Große Schäden auf Grünland sind vor allem in Jahren von Futterknappheit für alle Beteiligten ein großes und teures Problem. Bei Schäden wie hier ist häufig eine komplette Neueinsaat nötig. © Bönsch
Wildunfall – was tun?
Mitverschulden und Schadenminderungspflicht
Echte Schäden müssen auch richtig entschädigt werde. Häufig wird der ermittelte Wildschadensanspruch aber durch ein Mitverschulden des Geschädigten geschmälert. Inhalt und Folgen eines Mitverschuldens werden in § 254 BGB geregelt: Wenn zum Beispiel bei der Maisernte im Herbst viele Ernterückstände auf der Fläche bleiben und im nächsten Frühjahr der Winterweizen von den Wildschweinen aufgesucht wird, ist der Grund für den Schaden häufig die unter der Oberfläche zurückgebliebenen Maiskolben. Durch solche Ernterückständen kann der Ersatzanspruch des Landwirts durch sein Mitverschulden gemindert werden. Die Schadenminderungspflicht aller Beteiligten ist ein weiterer Punkt, der regelmäßig in Vergessenheit gerät. Alle Beteiligten sind grundsätzlich verpflichtet, dafür vorzusorgen, dass kein Schaden entsteht.

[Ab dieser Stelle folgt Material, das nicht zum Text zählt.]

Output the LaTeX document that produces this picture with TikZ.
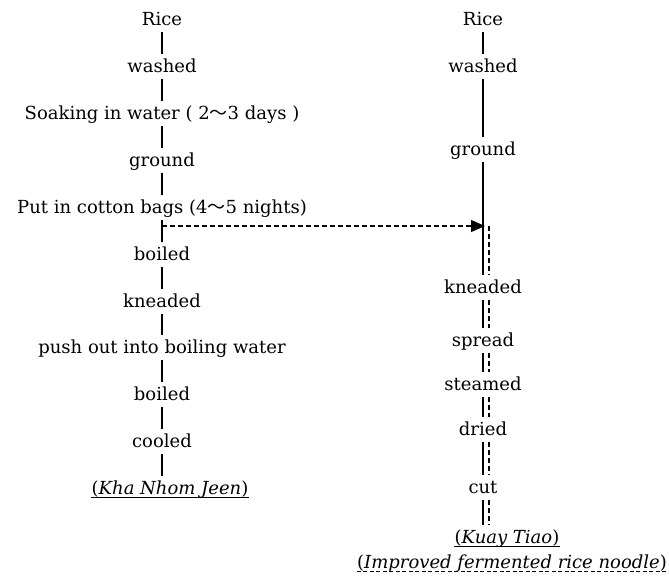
\documentclass[tikz,border=0pt]{standalone}
\usepackage{fontspec}
\setmainfont{DejaVu Serif}
\newfontfamily\cjk{Noto Sans CJK JP}
\usetikzlibrary{arrows.meta}
\newcommand\wavedash{{\cjk 〜}}
\begin{document}
\begin{tikzpicture}[x=1pt,y=1pt,
  lbl/.style={inner sep=0pt, text height=13pt, text depth=4pt, anchor=base, font=\fontsize{18}{20}\selectfont},
  link/.style={line width=1.2pt, shorten <=3pt, shorten >=5pt},
  dlink/.style={line width=1.2pt, dash pattern=on 5pt off 3pt, shorten <=3pt, shorten >=5pt},
  uline/.style={line width=0.9pt},
  duline/.style={line width=0.9pt, dash pattern=on 4pt off 2.5pt}]
\useasboundingbox (0,0) rectangle (669,-576);
% left column
\node[lbl] (lrice)  at (162,-25)  {Rice};
\node[lbl] (lwash)  at (162,-72)  {washed};
\node[lbl] (lsoak)  at (162,-119) {Soaking in water ( 2\wavedash3 days )};
\node[lbl] (lgrnd)  at (162,-166) {ground};
\node[lbl] (lput)   at (162,-213) {Put in cotton bags (4\wavedash5 nights)};
\node[lbl] (lboil)  at (162,-260) {boiled};
\node[lbl] (lknead) at (162,-307) {kneaded};
\node[lbl] (lpush)  at (162,-353) {push out into boiling water};
\node[lbl] (lboil2) at (162,-400) {boiled};
\node[lbl] (lcool)  at (162,-447) {cooled};
\node[lbl] (kha)    at (170,-494) {(\textit{Kha Nhom Jeen})};
\foreach \a/\b in {lrice/lwash,lwash/lsoak,lsoak/lgrnd,lgrnd/lput,lput/lboil,lboil/lknead,lknead/lpush,lpush/lboil2,lboil2/lcool}
  \draw[link] (\a.south) -- (\b.north);
\draw[link] (lcool.south) -- (lcool.south |- kha.north);
\draw[uline] ([yshift=-3.5pt]kha.base west) -- ([yshift=-3.5pt]kha.base east);
% right column
\node[lbl] (rrice)  at (483,-25)  {Rice};
\node[lbl] (rwash)  at (483,-72)  {washed};
\node[lbl] (rgrnd)  at (483,-155) {ground};
\node[lbl] (rknead) at (483,-293) {kneaded};
\node[lbl] (rspread) at (483,-346) {spread};
\node[lbl] (rsteam) at (483,-390) {steamed};
\node[lbl] (rdry)   at (483,-435) {dried};
\node[lbl] (rcut)   at (483,-493) {cut};
\node[lbl] (kuay)   at (507,-543) {(\textit{Kuay Tiao})};
\node[lbl] (impr)   at (512,-568) {(\textit{Improved fermented rice noodle})};
\draw[link] (rrice.south) -- (rwash.north);
\draw[link] (rwash.south) -- (rgrnd.north);
\draw[link] (rgrnd.south) -- (rknead.north);
\foreach \a/\b in {rknead/rspread,rspread/rsteam,rsteam/rdry,rdry/rcut,rcut/kuay}{
  \draw[link] (\a.south) -- (\a.south |- \b.north);
  \draw[dlink] ([xshift=6pt]\a.south) -- ([xshift=6pt]\a.south |- \b.north);
}
\draw[uline] ([yshift=-3.5pt]kuay.base west) -- ([yshift=-3.5pt]kuay.base east);
\draw[duline] ([yshift=-3.5pt]impr.base west) -- ([yshift=-3.5pt]impr.base east);
% branch arrow
\coordinate (branch) at (162,-226);
\coordinate (tip) at (485,-226);
\draw[line width=1.2pt, dash pattern=on 5pt off 3pt, -{Triangle[length=14pt,width=12pt]}] (branch) -- (tip);
\draw[line width=1.2pt, dash pattern=on 5pt off 3pt, shorten >=5pt] ([xshift=4pt]tip) -- ([xshift=6pt]rknead.north);
\end{tikzpicture}
\end{document}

Wie können Wildschäden verhindert werden?
Häufig wird beispielsweise die Umzäunung von gefährdeten Maisflächen als eindeutige Arbeit der Jagdpächter angesehen. Doch Vorsicht – hier müssen beide Parteien, also Landwirt und Jäger aktiv werden. Vor allem auf Flächen, die dafür bekannt sind, dass regelmäßig Wildschaden auftritt, muss auch der Bewirtschafter für eine Schadensminderung im Vorfeld sorgen. So könnten hier zum Beispiel eine Umzäunung in Verbindung mit einer gut angelegten Bejagungsschneise sowie das Aufstellen von Ansitzeinrichtungen eine gute Zusammenarbeit von Landwirt und Jäger darstellen.
Einseitige Forderungen und Vorwürfe sind nicht zielführend
Einseitige Forderungen oder Vorwürfe, was der jeweils andere hätte alles besser machen müssen, führen nicht zu einer Wildschadensminderung, sondern nur zu Schwierigkeiten und Misstrauen sowie weiteren Problemen unter den Beteiligten. Um Wildschäden im Vorfeld zu verhindern oder zu mindern, müssen alle Beteiligten gut miteinander kommunizieren und auch eventuell ihre eigene Komfortzone verlassen. Frühzeitig gemeinsam über Fruchtfolgen, Jagdtermine, Jagdstrategien, Bejagungsschneisen, Blühstreifen, Ansitzeinrichtungen oder über andere Hege- und Pflegemaßnahme im Jagdbezirk zu reden, führt häufig schon ganz kurzfristig zu einer Verminderung der Wildschadensproblematik und einem besseren Verständnis zwischen den unterschiedlichen Parteien.